A quick tip – Keep your visuals cohesive to achieve enhanced retention with your audiences.
Step 4
Tie it all together with effective messaging
Being mindful of the persona you identified, now think about how your brand would have a conversation to decide on the tone of voice your brand most resonates with. Create a vocabulary of the words you would use often, and also identify words you want to refrain from using. As part of this exercise, also work on your tagline and the brand bio.
Below is an example of establishing tone for the wildlife nonprofit organization:
We are friendly, empathetic, and responsible.
Our communication would sound caring, reassuring, friendly, personable, and realistic.
We would say: Our wildlife needs your attention
We would never say: Our wildlife needs your donation
Our tagline: Bring Back the Wild
Our Bio: Our organization was established in 1976 to protect and conserve the diversity of life on Earth in an effort to bring our planet back to its wild state.
Step 5
Document everything
Once you have identified all the above-mentioned elements, put it all together in a document that you call the brand book or brand guide.
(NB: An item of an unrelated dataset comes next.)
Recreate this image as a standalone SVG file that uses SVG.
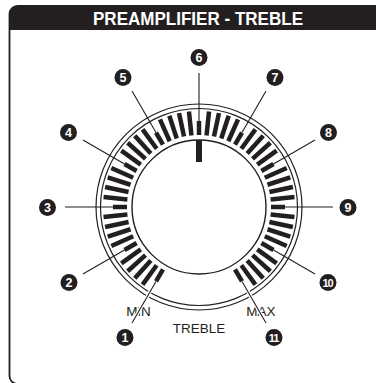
<svg xmlns="http://www.w3.org/2000/svg" xmlns:xlink="http://www.w3.org/1999/xlink" width="376" height="383" viewBox="0 0 376 383">
<style>
.tick{stroke:#231f20;stroke-width:4.5}
.ring{stroke:#231f20;stroke-width:1.2;fill:none}
.ldr{stroke:#231f20;stroke-width:1.1}
.halo{stroke:#fff;stroke-width:3.5}
.badge{fill:#231f20}
.num{font-family:"Liberation Sans",Arial,sans-serif;font-weight:bold;font-size:12.5px;fill:#fff;text-anchor:middle}
.num2{font-family:"Liberation Sans",Arial,sans-serif;font-weight:bold;font-size:11px;fill:#fff;text-anchor:middle;letter-spacing:-0.9px}
.lbl{font-family:"Liberation Sans",Arial,sans-serif;font-size:13.5px;fill:#231f20;text-anchor:middle}
</style>
<defs>
<line id="t" x1="199" y1="111" x2="199" y2="135"/>
<line id="ts" x1="199" y1="121" x2="199" y2="135"/>
<line id="ld" x1="199" y1="73" x2="199" y2="121"/>
</defs>
<rect width="376" height="383" fill="#fff"/>
<g id="frame">
<rect x="9.5" y="6" width="400" height="378" rx="8" fill="#fff" stroke="#231f20" stroke-width="1.8"/>
<path d="M9.5 30 V14 Q9.5 6 17.5 6 H376 V30 Z" fill="#231f20"/>
<text x="198" y="25" style="font-family:'Liberation Sans',Arial,sans-serif;font-weight:bold;font-size:17.5px;fill:#fff;text-anchor:middle" textLength="210" lengthAdjust="spacingAndGlyphs">PREAMPLIFIER - TREBLE</text>
</g>
<g id="knob">
<circle class="ring" cx="199" cy="207" r="103"/>
<circle class="ring" cx="199" cy="207" r="98.5"/>
<g class="tick">
<use xlink:href="#ts" transform="rotate(-150 199 207)"/>
<use xlink:href="#t" transform="rotate(-144 199 207)"/>
<use xlink:href="#t" transform="rotate(-138 199 207)"/>
<use xlink:href="#t" transform="rotate(-132 199 207)"/>
<use xlink:href="#t" transform="rotate(-126 199 207)"/>
<use xlink:href="#ts" transform="rotate(-120 199 207)"/>
<use xlink:href="#t" transform="rotate(-114 199 207)"/>
<use xlink:href="#t" transform="rotate(-108 199 207)"/>
<use xlink:href="#t" transform="rotate(-102 199 207)"/>
<use xlink:href="#t" transform="rotate(-96 199 207)"/>
<use xlink:href="#ts" transform="rotate(-90 199 207)"/>
<use xlink:href="#t" transform="rotate(-84 199 207)"/>
<use xlink:href="#t" transform="rotate(-78 199 207)"/>
<use xlink:href="#t" transform="rotate(-72 199 207)"/>
<use xlink:href="#t" transform="rotate(-66 199 207)"/>
<use xlink:href="#ts" transform="rotate(-60 199 207)"/>
<use xlink:href="#t" transform="rotate(-54 199 207)"/>
<use xlink:href="#t" transform="rotate(-48 199 207)"/>
<use xlink:href="#t" transform="rotate(-42 199 207)"/>
<use xlink:href="#t" transform="rotate(-36 199 207)"/>
<use xlink:href="#ts" transform="rotate(-30 199 207)"/>
<use xlink:href="#t" transform="rotate(-24 199 207)"/>
<use xlink:href="#t" transform="rotate(-18 199 207)"/>
<use xlink:href="#t" transform="rotate(-12 199 207)"/>
<use xlink:href="#t" transform="rotate(-6 199 207)"/>
<use xlink:href="#ts" transform="rotate(0 199 207)"/>
<use xlink:href="#t" transform="rotate(6 199 207)"/>
<use xlink:href="#t" transform="rotate(12 199 207)"/>
<use xlink:href="#t" transform="rotate(18 199 207)"/>
<use xlink:href="#t" transform="rotate(24 199 207)"/>
<use xlink:href="#ts" transform="rotate(30 199 207)"/>
<use xlink:href="#t" transform="rotate(36 199 207)"/>
<use xlink:href="#t" transform="rotate(42 199 207)"/>
<use xlink:href="#t" transform="rotate(48 199 207)"/>
<use xlink:href="#t" transform="rotate(54 199 207)"/>
<use xlink:href="#ts" transform="rotate(60 199 207)"/>
<use xlink:href="#t" transform="rotate(66 199 207)"/>
<use xlink:href="#t" transform="rotate(72 199 207)"/>
<use xlink:href="#t" transform="rotate(78 199 207)"/>
<use xlink:href="#t" transform="rotate(84 199 207)"/>
<use xlink:href="#ts" transform="rotate(90 199 207)"/>
<use xlink:href="#t" transform="rotate(96 199 207)"/>
<use xlink:href="#t" transform="rotate(102 199 207)"/>
<use xlink:href="#t" transform="rotate(108 199 207)"/>
<use xlink:href="#t" transform="rotate(114 199 207)"/>
<use xlink:href="#ts" transform="rotate(120 199 207)"/>
<use xlink:href="#t" transform="rotate(126 199 207)"/>
<use xlink:href="#t" transform="rotate(132 199 207)"/>
<use xlink:href="#t" transform="rotate(138 199 207)"/>
<use xlink:href="#t" transform="rotate(144 199 207)"/>
<use xlink:href="#ts" transform="rotate(150 199 207)"/>
</g>
<circle cx="199" cy="207" r="67" fill="#fff" stroke="#231f20" stroke-width="1.4"/>
<rect x="196" y="140" width="6" height="22" fill="#231f20"/>
<text class="lbl" x="138.5" y="315.5">MIN</text>
<text class="lbl" x="261" y="315.5">MAX</text>
<text class="lbl" x="199" y="332.5">TREBLE</text>
</g>
<g id="connectors">
<use class="halo" xlink:href="#ld" transform="rotate(-150 199 207)"/>
<use class="halo" xlink:href="#ld" transform="rotate(150 199 207)"/>
<use class="ldr" xlink:href="#ld" transform="rotate(-150 199 207)"/>
<use class="ldr" xlink:href="#ld" transform="rotate(-120 199 207)"/>
<use class="ldr" xlink:href="#ld" transform="rotate(-90 199 207)"/>
<use class="ldr" xlink:href="#ld" transform="rotate(-60 199 207)"/>
<use class="ldr" xlink:href="#ld" transform="rotate(-30 199 207)"/>
<use class="ldr" xlink:href="#ld" transform="rotate(0 199 207)"/>
<use class="ldr" xlink:href="#ld" transform="rotate(30 199 207)"/>
<use class="ldr" xlink:href="#ld" transform="rotate(60 199 207)"/>
<use class="ldr" xlink:href="#ld" transform="rotate(90 199 207)"/>
<use class="ldr" xlink:href="#ld" transform="rotate(120 199 207)"/>
<use class="ldr" xlink:href="#ld" transform="rotate(150 199 207)"/>
</g>
<g id="b1"><circle class="badge" cx="125" cy="337.5" r="8.5"/><text class="num" x="125" y="342">1</text></g>
<g id="b2"><circle class="badge" cx="69" cy="282.5" r="8.5"/><text class="num" x="69" y="287">2</text></g>
<g id="b3"><circle class="badge" cx="47.5" cy="207.5" r="8.5"/><text class="num" x="47.5" y="212">3</text></g>
<g id="b4"><circle class="badge" cx="68.5" cy="132.5" r="8.5"/><text class="num" x="68.5" y="137">4</text></g>
<g id="b5"><circle class="badge" cx="123" cy="77.5" r="8.5"/><text class="num" x="123" y="82">5</text></g>
<g id="b6"><circle class="badge" cx="199" cy="57.5" r="8.5"/><text class="num" x="199" y="62">6</text></g>
<g id="b7"><circle class="badge" cx="275" cy="77.5" r="8.5"/><text class="num" x="275" y="82">7</text></g>
<g id="b8"><circle class="badge" cx="328.5" cy="132.5" r="8.5"/><text class="num" x="328.5" y="137">8</text></g>
<g id="b9"><circle class="badge" cx="348" cy="207.5" r="8.5"/><text class="num" x="348" y="212">9</text></g>
<g id="b10"><circle class="badge" cx="328" cy="282.5" r="8.5"/><text class="num2" x="327.6" y="286.5">10</text></g>
<g id="b11"><circle class="badge" cx="274" cy="337.5" r="8.5"/><text class="num2" x="273.6" y="341.5">11</text></g>
</svg>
A brand book acts as a guide for any members of your organization who are going to be creating collateral on your behalf. All outward-facing collateral should follow the brand you established — typeface, color palette, logo, tone, tagline, bio, etc. Treat this as your rubric for any communication you want to roll out. This also helps a ton when bringing new designers or copywriters to the team.
Voila! Everything you need to establish a strong brand for your nonprofit! Continual evaluation and iteration will eventually lead you to identify the best branding elements for your NPO. This, combined with continued efforts to keep harnessing the power of storytelling will help your organization gain the recognition and credibility it deserves.